Texte et Photos : Martine Denoune


CARNET DE ROUTE

Y ALLER : De Paris, il est possible avec une compagnie régulière de se rendre à Rhodes via Athènes. Pour un vol non stop, pensez à Transavia, filiale d’Air France qui dessert la destination en 3h40, à partir d’Orly tous les jours de début avril à fin octobre. Au départ de Nantes, la compagnie propose jusqu’à 2 vols par semaine (les jeudis et dimanches) et au départ de Lyon, 1 vol par semaine (le samedi). Comme Rhodes est également une escale des gros navires de croisière en saison, mieux vaut éviter de s’y rendre entre début juillet et fin septembre. 

HEBERGEMENTS : Coté hébergements, de nombreux clubs de vacances se trouvent dans la zone touristique située entre la ville moderne et l’aéroport, soit à une douzaine de km du centre ville. Les locations de courte durée sont proposées dans la ville moderne. Si vous optez pour loger dans la cité médiévale, mieux vaut voyager léger, vous repérer à travers les ruelles, et déchiffrer le grec moderne.
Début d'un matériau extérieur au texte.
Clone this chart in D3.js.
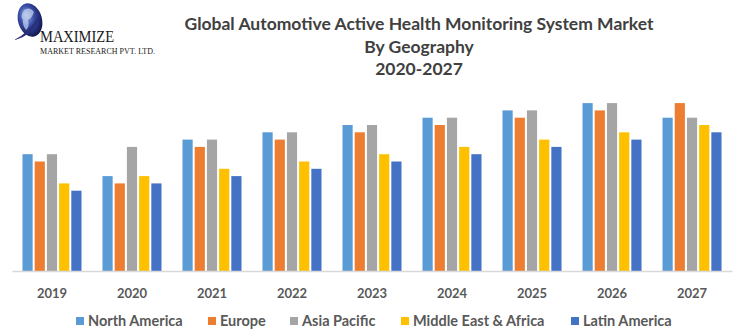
<!DOCTYPE html>
<html>
<head>
<meta charset="utf-8">
<script src="https://cdn.jsdelivr.net/npm/d3@7"></script>
<style>
  body { margin: 0; background: #fff; }
  svg { display: block; }
</style>
</head>
<body>
<div id="chart"></div>
<script>
const years = ["2019", "2020", "2021", "2022", "2023", "2024", "2025", "2026", "2027"];
const regions = ["North America", "Europe", "Asia Pacific", "Middle East & Africa", "Latin America"];
const regionColors = ["#5B9BD5", "#ED7D31", "#A5A5A5", "#FFC000", "#4472C4"];

const northAmerica = [16, 13, 18, 19, 20, 21, 22, 23, 21];
const europe       = [15, 12, 17, 18, 19, 20, 21, 22, 23];
const asiaPacific  = [16, 17, 18, 19, 20, 21, 22, 23, 21];
const middleEast   = [12, 13, 14, 15, 16, 17, 18, 19, 20];
const latinAmerica = [11, 12, 13, 14, 15, 16, 17, 18, 19];

const titleLines = ["Global Automotive Active Health Monitoring System Market", "By Geography", "2020-2027"];

const width = 741, height = 335;
const seriesValues = [northAmerica, europe, asiaPacific, middleEast, latinAmerica];
const data = years.map((yr, i) => ({
    year: yr,
    values: regions.map((r, k) => ({ region: r, value: seriesValues[k][i] }))
}));

const svg = d3.select("#chart").append("svg")
    .attr("width", width)
    .attr("height", height)
    .attr("viewBox", [0, 0, width, height]);

// logo: globe + company name
const defs = svg.append("defs");
const globeGrad = defs.append("radialGradient")
    .attr("id", "globeGrad").attr("cx", "40%").attr("cy", "35%").attr("r", "65%");
globeGrad.append("stop").attr("offset", "0%").attr("stop-color", "#9fb8e8");
globeGrad.append("stop").attr("offset", "45%").attr("stop-color", "#3a4fa8");
globeGrad.append("stop").attr("offset", "100%").attr("stop-color", "#141a55");

const logo = svg.append("g");
logo.append("ellipse")
    .attr("cx", 30).attr("cy", 20).attr("rx", 12).attr("ry", 17)
    .attr("transform", "rotate(-15,30,20)")
    .attr("fill", "url(#globeGrad)");
logo.append("path")
    .attr("d", "M24,10 q6,-4 10,2 q-2,6 -6,8 q2,6 -2,10 q-4,-6 -3,-10 q-3,-4 1,-10z")
    .attr("fill", "#c9d6f2").attr("opacity", 0.7);
logo.append("path")
    .attr("d", "M14,40 q14,-6 26,-26 q-6,22 -26,26z")
    .attr("fill", "#2a2f7a");
logo.append("text")
    .attr("x", 40).attr("y", 42)
    .attr("font-family", "Liberation Serif, DejaVu Serif, serif")
    .attr("font-size", 16)
    .attr("fill", "#1a1a1a")
    .attr("textLength", 74)
    .attr("lengthAdjust", "spacingAndGlyphs")
    .text("MAXIMIZE");
logo.append("text")
    .attr("x", 40).attr("y", 54)
    .attr("font-family", "Liberation Serif, DejaVu Serif, serif")
    .attr("font-size", 8)
    .attr("fill", "#1a1a1a")
    .attr("textLength", 115)
    .attr("lengthAdjust", "spacingAndGlyphs")
    .text("MARKET RESEARCH PVT. LTD.");

// title
svg.append("g").selectAll("text")
    .data(titleLines)
    .join("text")
    .attr("x", 419)
    .attr("y", (d, i) => 30 + i * 22.5)
    .attr("text-anchor", "middle")
    .attr("font-family", "Lato, sans-serif")
    .attr("font-weight", "bold")
    .attr("font-size", 17.5)
    .attr("fill", "#404040")
    .text(d => d);

// scales
const x0 = d3.scaleBand()
    .domain(years)
    .range([12, 732])
    .paddingInner(0.2625)
    .paddingOuter(0.131);

const x1 = d3.scaleBand()
    .domain(regions)
    .range([0, x0.bandwidth()])
    .paddingInner(0.167);

const y = d3.scaleLinear()
    .domain([0, 25])
    .range([271, 271 - 25 * 7.3]);

const color = d3.scaleOrdinal().domain(regions).range(regionColors);

// bars
svg.append("g")
    .selectAll("g")
    .data(data)
    .join("g")
    .attr("transform", d => `translate(${x0(d.year)},0)`)
    .selectAll("rect")
    .data(d => d.values)
    .join("rect")
    .attr("x", d => x1(d.region))
    .attr("y", d => y(d.value))
    .attr("width", x1.bandwidth())
    .attr("height", d => y(0) - y(d.value))
    .attr("fill", d => color(d.region));

// x axis
const xAxis = svg.append("g")
    .attr("transform", `translate(0,${y(0)})`)
    .call(d3.axisBottom(x0).tickSize(0).tickPadding(18));
xAxis.select(".domain").attr("stroke", "#d9d9d9").attr("stroke-width", 1.5);
xAxis.selectAll("text")
    .attr("font-family", "Lato, sans-serif")
    .attr("font-weight", "bold")
    .attr("font-size", 13)
    .attr("fill", "#595959");

// legend
const legendX = [0, 132, 214, 325, 495];
const legend = svg.append("g").attr("transform", "translate(76,317)");
regions.forEach((r, i) => {
    const item = legend.append("g").attr("transform", `translate(${legendX[i]},0)`);
    item.append("rect")
        .attr("width", 8).attr("height", 8)
        .attr("fill", color(r));
    item.append("text")
        .attr("x", 12).attr("y", 9)
        .attr("font-family", "Lato, sans-serif")
        .attr("font-weight", "bold")
        .attr("font-size", 14.5)
        .attr("fill", "#595959")
        .text(r);
});
</script>
</body>
</html>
Le Co-Lab Rhodes pour un tourisme durable

La Grèce et en particulier les îles sont très prisées des touristes internationaux. A Rhodes, les Allemands, les Anglais et les Français constituent le tiercé des visiteurs. Les autorités rhodiennes cherchent à lisser les flux touristiques en incitant les touristes à découvrir l’île au printemps et à l’automne. Voire en hiver. 

Mieux, le gouvernement de la région grecque de l’Égée méridionale qui couvre les deux archipels des Cyclades et du Dodécanèse, TUI Group, la TUI Care Foundation viennent de lancer le Co-Lab Rhodes. « Ensemble, nous voulons faire de Rhodes, un exemple international pour le développement durable des destinations de vacances. L’industrie touristique locale et les partenaires internationaux souhaitent y développer des solutions concrètes » explique Evangelos Georgiou, chef des opérations du Co-Lab Rhodes. 
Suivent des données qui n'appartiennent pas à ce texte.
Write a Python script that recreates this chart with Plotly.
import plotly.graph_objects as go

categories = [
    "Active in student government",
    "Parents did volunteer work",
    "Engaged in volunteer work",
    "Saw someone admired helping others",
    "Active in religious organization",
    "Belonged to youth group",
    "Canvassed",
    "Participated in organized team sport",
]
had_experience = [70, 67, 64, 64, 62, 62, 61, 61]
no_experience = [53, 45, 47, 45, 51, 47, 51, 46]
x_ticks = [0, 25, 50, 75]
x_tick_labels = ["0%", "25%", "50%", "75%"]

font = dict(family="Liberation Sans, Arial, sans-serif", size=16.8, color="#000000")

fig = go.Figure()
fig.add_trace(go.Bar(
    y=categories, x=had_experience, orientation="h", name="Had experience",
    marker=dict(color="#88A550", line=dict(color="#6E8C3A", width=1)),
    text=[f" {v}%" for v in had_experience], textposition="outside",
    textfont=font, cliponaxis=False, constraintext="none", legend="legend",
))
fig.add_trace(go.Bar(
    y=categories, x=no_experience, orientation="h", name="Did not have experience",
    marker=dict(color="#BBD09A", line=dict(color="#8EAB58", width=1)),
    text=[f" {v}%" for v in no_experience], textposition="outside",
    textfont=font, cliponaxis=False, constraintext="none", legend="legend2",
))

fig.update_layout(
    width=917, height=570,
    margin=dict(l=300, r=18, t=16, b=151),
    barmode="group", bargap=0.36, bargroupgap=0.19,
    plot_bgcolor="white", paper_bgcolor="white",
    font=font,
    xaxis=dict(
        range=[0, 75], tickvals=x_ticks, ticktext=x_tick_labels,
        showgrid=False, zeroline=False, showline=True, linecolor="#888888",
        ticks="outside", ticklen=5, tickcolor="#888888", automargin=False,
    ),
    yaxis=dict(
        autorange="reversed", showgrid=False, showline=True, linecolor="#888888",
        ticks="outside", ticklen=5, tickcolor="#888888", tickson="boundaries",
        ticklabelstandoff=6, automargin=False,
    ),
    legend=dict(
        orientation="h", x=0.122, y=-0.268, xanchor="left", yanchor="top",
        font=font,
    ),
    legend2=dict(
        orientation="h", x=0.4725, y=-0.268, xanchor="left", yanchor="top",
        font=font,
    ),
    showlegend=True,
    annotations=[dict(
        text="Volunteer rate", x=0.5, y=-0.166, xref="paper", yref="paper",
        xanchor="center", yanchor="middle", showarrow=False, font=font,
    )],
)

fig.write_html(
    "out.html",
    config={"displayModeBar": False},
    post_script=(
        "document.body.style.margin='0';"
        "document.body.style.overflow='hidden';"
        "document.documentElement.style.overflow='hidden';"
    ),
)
Ouverte à tous les intervenants du tourisme, cette initiative est prévue pour cinq ans. Les pros du tourisme travaillent donc sur des économies d’énergie en matière de transports terrestres, aériens et d’hébergement. Des solutions seront plus ou moins rapides à se mettre en place. Bien sûr, le Co-Lab soutient aussi les concepts de mobilité modernes sur l’île comme notamment les golfettes déjà opérationnelles dans la cité médiévale. 

Décarboner, protéger la biodiversité et l’environnement, former la population locale, autant d’enjeux pour réussir cette croissance durable. « De nouveaux concepts de gestion de l’énergie, de l’eau ou des déchets devraient réduire l’empreinte écologique du tourisme à Rhodes. Ainsi par exemple, il est question de lutter contre le gâchis alimentaire et de transformer des déchets organiques en énergie » poursuit Evangelos Georgiou.

Atteindre les objectifs de développement durable des Nations Unies, de l’Accord de Paris, et de neutralité climatique d’ici 2050, tel est le challenge de ces trois grands partenaires. Pas de doute, cette approche de la durabilité profitera aux locaux, aux voyageurs, à l’environnement et au secteur du tourisme.